Department of Health, Housing and Community Services

Department overview
- Formed: 7 June 1991
- Preceding Department: Department of Community Services and Health Department of Industry, Technology and Commerce;
- Dissolved: 24 March 1993
- Superseding Department: Department of Health, Housing, Local Government and Community Services;
- Jurisdiction: Commonwealth of Australia
- Headquarters: Phillip, Canberra;
- Minister responsible: Brian Howe, Minister;
- Department executive: Stuart Hamilton, Secretary;

= Department of Health, Housing and Community Services =

Former Australian government department, 1991–1993

The Department of Health, Housing and Community Services was an Australian government department that existed between June 1991 and March 1993.

==Scope==
Information about the department's functions and government funding allocation could be found in the Administrative Arrangements Orders, the annual Portfolio Budget Statements and in the department's annual reports.

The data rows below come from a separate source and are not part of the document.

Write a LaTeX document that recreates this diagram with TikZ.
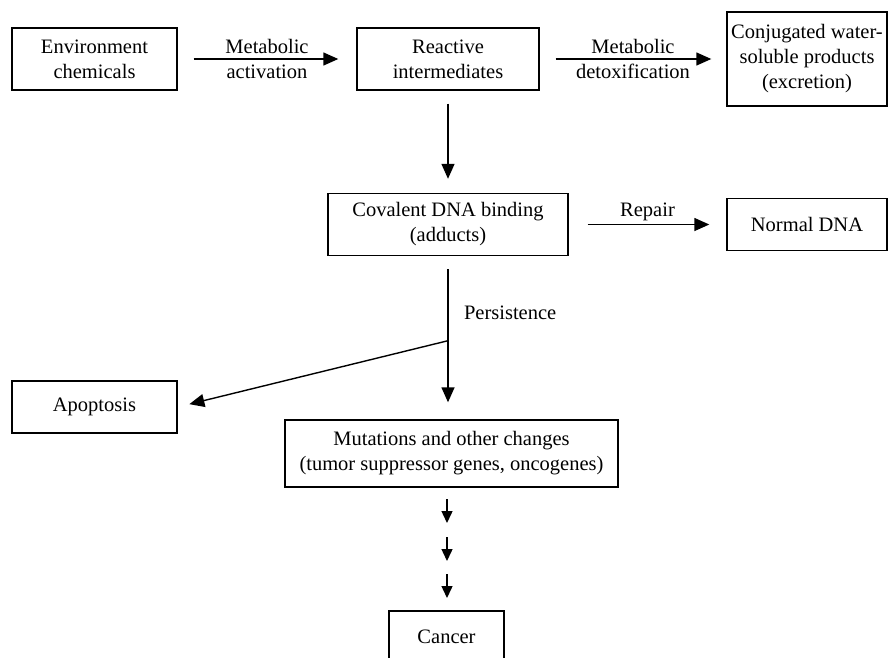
\documentclass[tikz,border=0pt]{standalone}
\usepackage{fontspec}
\setmainfont{Liberation Serif}
\usepackage{tikz}
\usetikzlibrary{arrows.meta}

\begin{document}
\begin{tikzpicture}[
  x=1pt, y=-1pt,
  every node/.style={font=\fontsize{20.5}{25}\selectfont},
  box/.style={draw, rectangle, line width=1.4pt, align=center, inner sep=0pt},
  flow/.style={line width=1.4pt, -{Triangle[length=15pt, width=13pt]}},
  small flow/.style={line width=1.4pt, -{Triangle[length=12pt, width=11pt]}}
]
\clip (0,0) rectangle (893,657);
\node[box, minimum width=165pt, minimum height=62pt] (env) at (94.5,59) {Environment\\chemicals};
\node[box, minimum width=182pt, minimum height=62pt] (react) at (448,59) {Reactive\\intermediates};
\node[box, minimum width=160pt, minimum height=94pt] (conj) at (807,59) {Conjugated water-\\soluble products\\(excretion)};
\node[box, minimum width=240pt, minimum height=62pt] (cov) at (448,224.5) {Covalent DNA binding\\(adducts)};
\node[box, minimum width=160pt, minimum height=52pt] (normal) at (807,224.5) {Normal DNA};
\node[box, minimum width=165pt, minimum height=52pt] (apop) at (94.5,407) {Apoptosis};
\node[box, minimum width=333pt, minimum height=67pt] (mut) at (451.5,453.5) {Mutations and other changes\\(tumor suppressor genes, oncogenes)};
\node[box, minimum width=115pt, minimum height=52pt] (cancer) at (446.5,637) {Cancer};

\draw[flow, shorten <=16pt, shorten >=18pt] (env) -- node[align=center] {Metabolic\\activation} (react);
\draw[flow, shorten <=16pt, shorten >=15pt] (react) -- node[align=center] {Metabolic\\detoxification} (conj);
\draw[flow, shorten <=13pt, shorten >=14pt] (react) -- (cov);
\draw[flow, shorten <=19pt, shorten >=17pt] (cov) -- node[above=0pt] {Repair} (normal);
\draw[flow, shorten <=13pt, shorten >=17pt] (cov.south) -- node[pos=0.35, right=12pt] {Persistence} (cov.south |- mut.north);
\coordinate (split) at ([yshift=-84.5pt]cov.south);
\draw[flow, shorten >=12pt] (split) -- (apop.east);
\foreach \i/\y in {1/499,2/537,3/574} {
  \coordinate (tick\i) at (447,\y);
  \draw[small flow] (tick\i) -- ++(0,24);
}
\end{tikzpicture}
\end{document}
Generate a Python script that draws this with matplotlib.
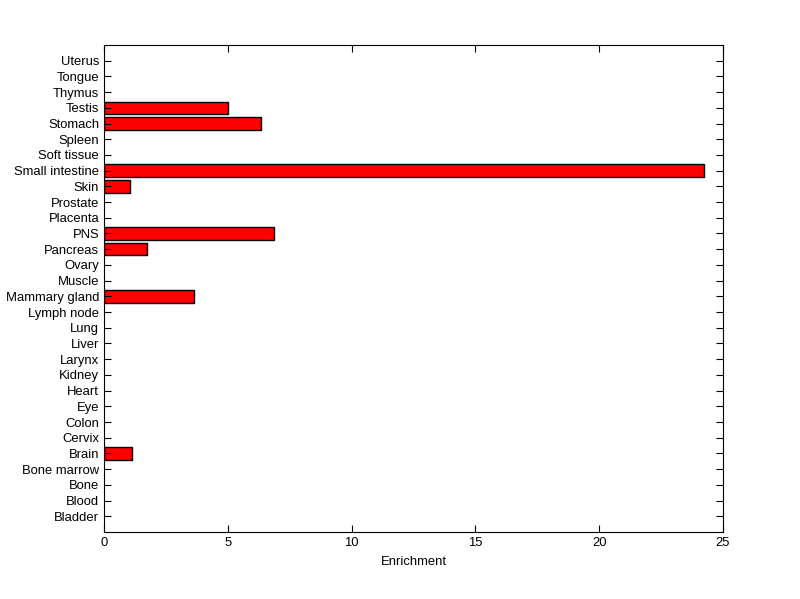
import matplotlib
matplotlib.use("Agg")
import matplotlib.pyplot as plt
import numpy as np

# tissues listed bottom to top
tissues = ["Bladder", "Blood", "Bone", "Bone marrow", "Brain", "Cervix", "Colon",
           "Eye", "Heart", "Kidney", "Larynx", "Liver", "Lung", "Lymph node",
           "Mammary gland", "Muscle", "Ovary", "Pancreas", "PNS", "Placenta",
           "Prostate", "Skin", "Small intestine", "Soft tissue", "Spleen",
           "Stomach", "Testis", "Thymus", "Tongue", "Uterus"]
enrichment = [0, 0, 0, 0, 1.12, 0, 0,
              0, 0, 0, 0, 0, 0, 0,
              3.65, 0, 0, 1.72, 6.85, 0,
              0, 1.04, 24.25, 0, 0,
              6.33, 5.0, 0, 0, 0]
xticks = [0, 5, 10, 15, 20, 25]

plt.rcParams['font.family'] = ['Liberation Sans', 'DejaVu Sans']

fig = plt.figure(figsize=(8, 5.99), dpi=100)
ax = fig.add_axes([0.13, 0.1119, 0.77375, 0.813])

pos = np.arange(1, len(tissues) + 1)
vals = np.array(enrichment)
mask = vals > 0
ax.barh(pos[mask], vals[mask], height=0.8, color="#ff0000", edgecolor="black", linewidth=1)

ax.set_xlim(0, 25)
ax.set_ylim(0, len(tissues) + 1)
ax.set_xticks(xticks)
ax.set_yticks(pos)
ax.set_yticklabels(tissues)
ax.set_xlabel("Enrichment", fontsize=9.4, labelpad=5)
ax.tick_params(direction="in", length=5, labelsize=9.4, top=True, right=True, width=0.8)
for s in ax.spines.values():
    s.set_linewidth(0.8)

fig.savefig("out.png", dpi=100)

At its creation, the department was responsible for:
- Services for the aged, people with disabilities and families with children
- Community support services
- Housing
- Public health, research and preventive medicine
- Community health projects
- Health promotion
- Pharmaceutical benefits
- Health benefits schemes
- Human quarantine
- National drug abuse strategy

==Structure==
The department was an Australian Public Service department, staffed by officials who were responsible to the Minister for Health, Housing and Community Services, Brian Howe.

The secretary of the department was S.A. Hamilton.